Exercise aim
Copy out the material below in full, but not its images.
— Start of Collected material —
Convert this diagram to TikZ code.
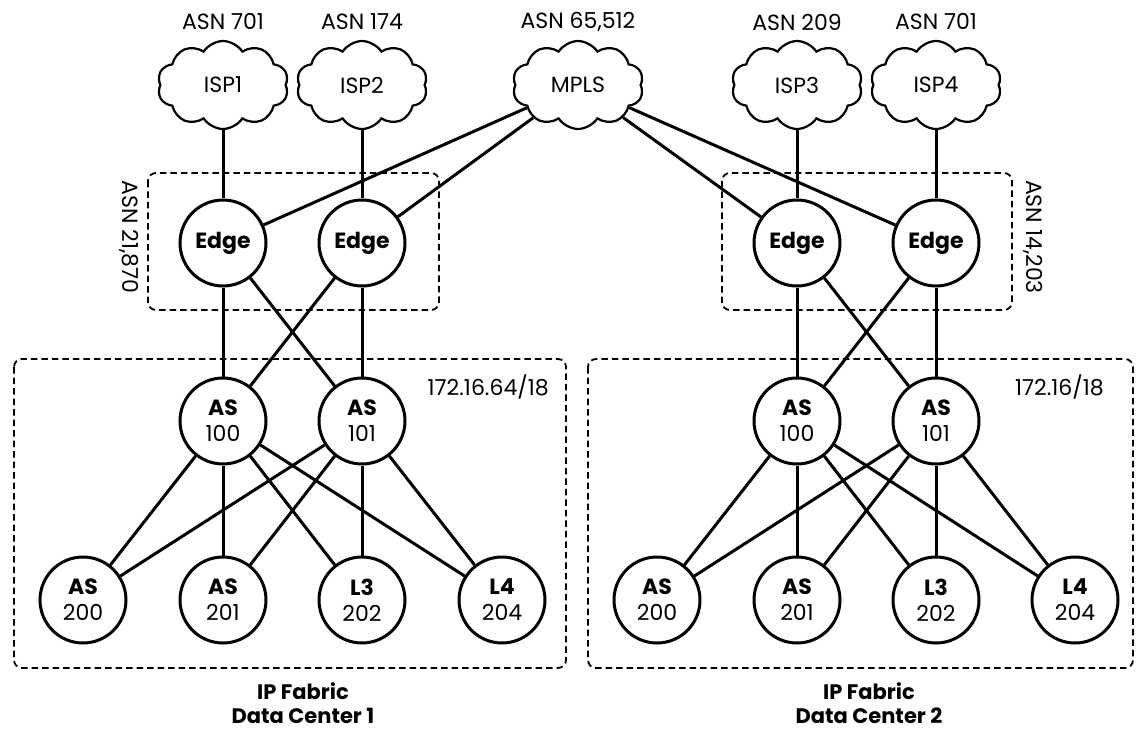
\documentclass[tikz,border=0pt]{standalone}
\usepackage{fontspec}
\setmainfont{Poppins}
\usetikzlibrary{shapes.symbols}
\begin{document}
\begin{tikzpicture}[x=1pt,y=-1pt,
  every node/.style={font=\fontsize{22}{26}\selectfont},
  cloudnode/.style={cloud, draw, line width=2.2pt, cloud puffs=10, cloud puff arc=115,
    aspect=1.5, minimum width=131pt, minimum height=88pt, inner sep=0pt},
  asnlabel/.style={inner sep=0pt},
  router/.style={circle, draw, line width=3pt, minimum size=86pt, inner sep=0pt,
    align=center, font=\fontsize{22}{26}\selectfont},
  link/.style={line width=3pt},
  zone/.style={draw, line width=1.8pt, dash pattern=on 6.5pt off 4pt, rounded corners=8pt},
  title/.style={anchor=base, inner sep=0pt, font=\fontsize{21}{24}\selectfont\bfseries}]
\useasboundingbox (0,0) rectangle (1136,733);

% autonomous system zones
\draw[zone] (148,173) rectangle (439,310);
\draw[zone] (722,173) rectangle (1012,310);
\draw[zone] (14,359) rectangle (566,668);
\draw[zone] (588,359) rectangle (1133,668);

% upstream clouds
\node[cloudnode] (isp1) at (223,85) {ISP1};
\node[cloudnode] (isp2) at (362,85) {ISP2};
\node[cloudnode] (mpls) at (578,85) {MPLS};
\node[cloudnode] (isp3) at (797,85) {ISP3};
\node[cloudnode] (isp4) at (936,85) {ISP4};
\node[asnlabel] (l1) at (223,22) {ASN 701};
\node[asnlabel] (l2) at (362,22) {ASN 174};
\node[asnlabel] (l3) at (578,22) {ASN 65,512};
\node[asnlabel] (l4) at (797,22) {ASN 209};
\node[asnlabel] (l5) at (936,22) {ASN 701};

% edge routers
\node[router] (e1) at (223,243) {\bfseries Edge};
\node[router] (e2) at (362,243) {\bfseries Edge};
\node[router] (e3) at (797,243) {\bfseries Edge};
\node[router] (e4) at (936,243) {\bfseries Edge};
\node[asnlabel, rotate=-90] (z1) at (129,237) {ASN 21,870};
\node[asnlabel, rotate=-90] (z2) at (1033,237) {ASN 14,203};

% data center 1
\node[router] (a100) at (223,421) {\textbf{AS}\\100};
\node[router] (a101) at (362,421) {\textbf{AS}\\101};
\node[router] (a200) at (83,600) {\textbf{AS}\\200};
\node[router] (a201) at (223,600) {\textbf{AS}\\201};
\node[router] (a202) at (362,600) {\textbf{L3}\\202};
\node[router] (a204) at (502,600) {\textbf{L4}\\204};
\node[anchor=east, inner sep=0pt] (p1) at (549,387) {172.16.64/18};
\node[title] (t1a) at (303,699) {IP Fabric};
\node[title] (t1b) at (303,723) {Data Center 1};

% data center 2
\node[router] (b100) at (797,421) {\textbf{AS}\\100};
\node[router] (b101) at (936,421) {\textbf{AS}\\101};
\node[router] (b200) at (657,600) {\textbf{AS}\\200};
\node[router] (b201) at (797,600) {\textbf{AS}\\201};
\node[router] (b202) at (936,600) {\textbf{L3}\\202};
\node[router] (b204) at (1075,600) {\textbf{L4}\\204};
\node[anchor=east, inner sep=0pt] (p2) at (1104,387) {172.16/18};
\node[title] (t2a) at (869,699) {IP Fabric};
\node[title] (t2b) at (869,723) {Data Center 2};

% upstream links
\draw[link] (isp1) -- (e1);
\draw[link] (isp2) -- (e2);
\draw[link] (isp3) -- (e3);
\draw[link] (isp4) -- (e4);
\draw[link] (mpls) -- (e1);
\draw[link] (mpls) -- (e2);
\draw[link] (mpls) -- (e3);
\draw[link] (mpls) -- (e4);

% edge to spine
\foreach \e in {e1,e2} \foreach \s in {a100,a101} \draw[link] (\e) -- (\s);
\foreach \e in {e3,e4} \foreach \s in {b100,b101} \draw[link] (\e) -- (\s);

% spine to leaf
\foreach \s in {a100,a101} \foreach \l in {a200,a201,a202,a204} \draw[link] (\s) -- (\l);
\foreach \s in {b100,b101} \foreach \l in {b200,b201,b202,b204} \draw[link] (\s) -- (\l);
\end{tikzpicture}
\end{document}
— End of Collected material —
Solved problem
Convert this diagram to TikZ code.
\documentclass[tikz,border=0pt]{standalone}
\usepackage{fontspec}
\setmainfont{Poppins}
\usetikzlibrary{shapes.symbols}
\begin{document}
\begin{tikzpicture}[x=1pt,y=-1pt,
  every node/.style={font=\fontsize{22}{26}\selectfont},
  cloudnode/.style={cloud, draw, line width=2.2pt, cloud puffs=10, cloud puff arc=115,
    aspect=1.5, minimum width=131pt, minimum height=88pt, inner sep=0pt},
  asnlabel/.style={inner sep=0pt},
  router/.style={circle, draw, line width=3pt, minimum size=86pt, inner sep=0pt,
    align=center, font=\fontsize{22}{26}\selectfont},
  link/.style={line width=3pt},
  zone/.style={draw, line width=1.8pt, dash pattern=on 6.5pt off 4pt, rounded corners=8pt},
  title/.style={anchor=base, inner sep=0pt, font=\fontsize{21}{24}\selectfont\bfseries}]
\useasboundingbox (0,0) rectangle (1136,733);

% autonomous system zones
\draw[zone] (148,173) rectangle (439,310);
\draw[zone] (722,173) rectangle (1012,310);
\draw[zone] (14,359) rectangle (566,668);
\draw[zone] (588,359) rectangle (1133,668);

% upstream clouds
\node[cloudnode] (isp1) at (223,85) {ISP1};
\node[cloudnode] (isp2) at (362,85) {ISP2};
\node[cloudnode] (mpls) at (578,85) {MPLS};
\node[cloudnode] (isp3) at (797,85) {ISP3};
\node[cloudnode] (isp4) at (936,85) {ISP4};
\node[asnlabel] (l1) at (223,22) {ASN 701};
\node[asnlabel] (l2) at (362,22) {ASN 174};
\node[asnlabel] (l3) at (578,22) {ASN 65,512};
\node[asnlabel] (l4) at (797,22) {ASN 209};
\node[asnlabel] (l5) at (936,22) {ASN 701};

% edge routers
\node[router] (e1) at (223,243) {\bfseries Edge};
\node[router] (e2) at (362,243) {\bfseries Edge};
\node[router] (e3) at (797,243) {\bfseries Edge};
\node[router] (e4) at (936,243) {\bfseries Edge};
\node[asnlabel, rotate=-90] (z1) at (129,237) {ASN 21,870};
\node[asnlabel, rotate=-90] (z2) at (1033,237) {ASN 14,203};

% data center 1
\node[router] (a100) at (223,421) {\textbf{AS}\\100};
\node[router] (a101) at (362,421) {\textbf{AS}\\101};
\node[router] (a200) at (83,600) {\textbf{AS}\\200};
\node[router] (a201) at (223,600) {\textbf{AS}\\201};
\node[router] (a202) at (362,600) {\textbf{L3}\\202};
\node[router] (a204) at (502,600) {\textbf{L4}\\204};
\node[anchor=east, inner sep=0pt] (p1) at (549,387) {172.16.64/18};
\node[title] (t1a) at (303,699) {IP Fabric};
\node[title] (t1b) at (303,723) {Data Center 1};

% data center 2
\node[router] (b100) at (797,421) {\textbf{AS}\\100};
\node[router] (b101) at (936,421) {\textbf{AS}\\101};
\node[router] (b200) at (657,600) {\textbf{AS}\\200};
\node[router] (b201) at (797,600) {\textbf{AS}\\201};
\node[router] (b202) at (936,600) {\textbf{L3}\\202};
\node[router] (b204) at (1075,600) {\textbf{L4}\\204};
\node[anchor=east, inner sep=0pt] (p2) at (1104,387) {172.16/18};
\node[title] (t2a) at (869,699) {IP Fabric};
\node[title] (t2b) at (869,723) {Data Center 2};

% upstream links
\draw[link] (isp1) -- (e1);
\draw[link] (isp2) -- (e2);
\draw[link] (isp3) -- (e3);
\draw[link] (isp4) -- (e4);
\draw[link] (mpls) -- (e1);
\draw[link] (mpls) -- (e2);
\draw[link] (mpls) -- (e3);
\draw[link] (mpls) -- (e4);

% edge to spine
\foreach \e in {e1,e2} \foreach \s in {a100,a101} \draw[link] (\e) -- (\s);
\foreach \e in {e3,e4} \foreach \s in {b100,b101} \draw[link] (\e) -- (\s);

% spine to leaf
\foreach \s in {a100,a101} \foreach \l in {a200,a201,a202,a204} \draw[link] (\s) -- (\l);
\foreach \s in {b100,b101} \foreach \l in {b200,b201,b202,b204} \draw[link] (\s) -- (\l);
\end{tikzpicture}
\end{document}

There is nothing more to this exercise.